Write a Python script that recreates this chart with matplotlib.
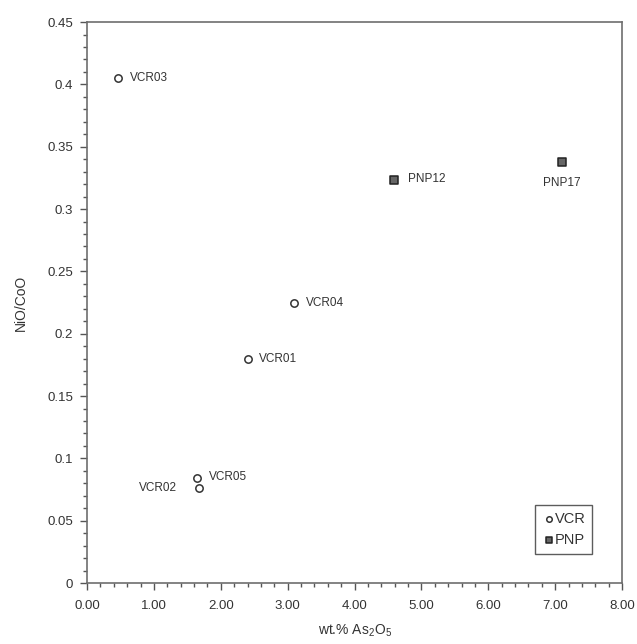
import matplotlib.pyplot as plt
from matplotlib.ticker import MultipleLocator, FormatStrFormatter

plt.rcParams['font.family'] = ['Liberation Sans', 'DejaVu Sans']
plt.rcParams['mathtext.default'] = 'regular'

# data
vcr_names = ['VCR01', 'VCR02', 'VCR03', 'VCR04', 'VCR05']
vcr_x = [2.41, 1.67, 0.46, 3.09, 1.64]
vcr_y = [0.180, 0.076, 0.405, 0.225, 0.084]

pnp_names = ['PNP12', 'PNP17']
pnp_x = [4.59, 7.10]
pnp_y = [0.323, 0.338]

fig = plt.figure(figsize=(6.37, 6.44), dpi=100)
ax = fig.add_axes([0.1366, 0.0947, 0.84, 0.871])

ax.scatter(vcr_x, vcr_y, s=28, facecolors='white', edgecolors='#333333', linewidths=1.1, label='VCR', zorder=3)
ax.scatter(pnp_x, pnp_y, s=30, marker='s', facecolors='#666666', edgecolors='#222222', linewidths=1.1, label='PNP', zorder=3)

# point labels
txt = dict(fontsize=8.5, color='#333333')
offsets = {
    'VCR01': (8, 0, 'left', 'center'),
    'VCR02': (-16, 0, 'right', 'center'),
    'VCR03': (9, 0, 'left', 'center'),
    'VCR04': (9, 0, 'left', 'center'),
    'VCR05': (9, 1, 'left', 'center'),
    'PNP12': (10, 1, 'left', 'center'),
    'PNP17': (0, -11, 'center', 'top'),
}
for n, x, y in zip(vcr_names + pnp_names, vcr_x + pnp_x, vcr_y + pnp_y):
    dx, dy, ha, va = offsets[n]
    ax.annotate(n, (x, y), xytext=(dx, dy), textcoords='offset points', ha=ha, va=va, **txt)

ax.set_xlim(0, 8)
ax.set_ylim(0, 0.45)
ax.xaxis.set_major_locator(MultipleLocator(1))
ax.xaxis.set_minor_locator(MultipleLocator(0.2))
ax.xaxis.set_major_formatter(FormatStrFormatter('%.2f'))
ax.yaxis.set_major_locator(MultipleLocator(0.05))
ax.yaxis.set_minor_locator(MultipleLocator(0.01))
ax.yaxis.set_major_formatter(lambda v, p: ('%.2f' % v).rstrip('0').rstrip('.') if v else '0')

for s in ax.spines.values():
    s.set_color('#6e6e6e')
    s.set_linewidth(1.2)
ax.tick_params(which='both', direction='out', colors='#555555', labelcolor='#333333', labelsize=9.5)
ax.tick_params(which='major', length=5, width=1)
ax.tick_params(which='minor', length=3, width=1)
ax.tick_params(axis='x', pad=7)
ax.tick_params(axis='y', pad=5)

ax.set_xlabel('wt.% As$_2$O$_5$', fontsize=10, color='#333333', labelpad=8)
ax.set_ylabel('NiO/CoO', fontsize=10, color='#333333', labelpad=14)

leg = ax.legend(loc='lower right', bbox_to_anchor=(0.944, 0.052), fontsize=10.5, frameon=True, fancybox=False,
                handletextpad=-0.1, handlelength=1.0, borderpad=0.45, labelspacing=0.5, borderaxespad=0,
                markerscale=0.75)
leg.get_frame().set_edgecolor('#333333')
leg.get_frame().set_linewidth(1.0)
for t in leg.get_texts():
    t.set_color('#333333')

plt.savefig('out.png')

---

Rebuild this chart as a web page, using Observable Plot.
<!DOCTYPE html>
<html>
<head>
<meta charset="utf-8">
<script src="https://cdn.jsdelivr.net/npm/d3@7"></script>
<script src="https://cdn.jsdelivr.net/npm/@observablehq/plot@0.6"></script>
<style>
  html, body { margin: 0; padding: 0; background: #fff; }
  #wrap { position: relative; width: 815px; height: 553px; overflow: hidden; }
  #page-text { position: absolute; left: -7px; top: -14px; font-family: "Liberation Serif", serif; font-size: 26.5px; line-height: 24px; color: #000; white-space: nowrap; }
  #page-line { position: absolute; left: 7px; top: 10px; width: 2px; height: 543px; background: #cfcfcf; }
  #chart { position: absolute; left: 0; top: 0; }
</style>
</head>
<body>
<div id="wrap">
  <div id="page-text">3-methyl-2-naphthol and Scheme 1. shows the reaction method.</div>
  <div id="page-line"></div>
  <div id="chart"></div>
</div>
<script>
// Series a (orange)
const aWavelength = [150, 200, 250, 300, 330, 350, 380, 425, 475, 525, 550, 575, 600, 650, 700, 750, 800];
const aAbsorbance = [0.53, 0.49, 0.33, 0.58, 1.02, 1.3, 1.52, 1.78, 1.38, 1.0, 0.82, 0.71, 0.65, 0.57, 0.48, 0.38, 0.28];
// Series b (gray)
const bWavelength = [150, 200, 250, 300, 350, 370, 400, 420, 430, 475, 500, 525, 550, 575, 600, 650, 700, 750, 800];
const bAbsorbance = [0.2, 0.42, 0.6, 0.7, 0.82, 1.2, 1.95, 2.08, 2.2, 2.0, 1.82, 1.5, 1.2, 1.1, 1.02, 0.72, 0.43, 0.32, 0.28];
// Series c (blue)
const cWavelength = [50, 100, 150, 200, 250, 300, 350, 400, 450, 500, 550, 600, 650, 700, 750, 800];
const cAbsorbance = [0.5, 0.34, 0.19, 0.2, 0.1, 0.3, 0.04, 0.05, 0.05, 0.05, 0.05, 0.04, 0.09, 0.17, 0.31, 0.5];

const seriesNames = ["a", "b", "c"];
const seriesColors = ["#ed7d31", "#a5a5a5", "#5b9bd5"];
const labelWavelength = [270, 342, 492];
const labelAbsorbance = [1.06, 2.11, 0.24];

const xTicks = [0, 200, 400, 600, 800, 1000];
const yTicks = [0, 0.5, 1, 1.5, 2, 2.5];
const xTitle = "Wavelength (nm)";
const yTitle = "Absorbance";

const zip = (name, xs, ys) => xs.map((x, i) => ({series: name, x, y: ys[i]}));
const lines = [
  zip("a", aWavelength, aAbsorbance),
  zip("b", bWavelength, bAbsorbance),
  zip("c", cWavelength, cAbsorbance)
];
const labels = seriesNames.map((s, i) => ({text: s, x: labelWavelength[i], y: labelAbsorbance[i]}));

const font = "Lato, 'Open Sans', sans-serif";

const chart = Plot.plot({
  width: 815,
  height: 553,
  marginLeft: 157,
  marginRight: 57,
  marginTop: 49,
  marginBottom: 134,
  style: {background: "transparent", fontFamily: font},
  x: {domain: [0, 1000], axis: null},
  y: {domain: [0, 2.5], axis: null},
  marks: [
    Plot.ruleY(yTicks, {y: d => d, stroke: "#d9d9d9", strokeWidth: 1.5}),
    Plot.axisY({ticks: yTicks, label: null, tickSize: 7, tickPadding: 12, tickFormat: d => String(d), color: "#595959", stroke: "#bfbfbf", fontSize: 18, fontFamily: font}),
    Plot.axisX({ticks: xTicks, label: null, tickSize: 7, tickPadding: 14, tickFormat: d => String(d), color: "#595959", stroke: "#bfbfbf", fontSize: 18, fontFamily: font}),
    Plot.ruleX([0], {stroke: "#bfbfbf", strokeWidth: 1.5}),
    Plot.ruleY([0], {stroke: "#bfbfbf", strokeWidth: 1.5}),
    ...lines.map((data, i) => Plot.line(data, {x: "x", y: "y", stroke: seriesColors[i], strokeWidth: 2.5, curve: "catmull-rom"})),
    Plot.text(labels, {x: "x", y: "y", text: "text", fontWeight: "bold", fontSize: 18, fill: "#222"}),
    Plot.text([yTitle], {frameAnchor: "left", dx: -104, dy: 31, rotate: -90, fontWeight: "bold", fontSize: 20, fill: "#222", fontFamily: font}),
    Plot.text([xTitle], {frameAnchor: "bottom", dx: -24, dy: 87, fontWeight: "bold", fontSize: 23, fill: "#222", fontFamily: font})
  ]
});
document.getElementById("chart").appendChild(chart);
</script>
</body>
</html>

Problem details: Which lines of the data above contain "this"? Copy each one.

Response to the task:
Write a Python script that recreates this chart with matplotlib.
Rebuild this chart as a web page, using Observable Plot.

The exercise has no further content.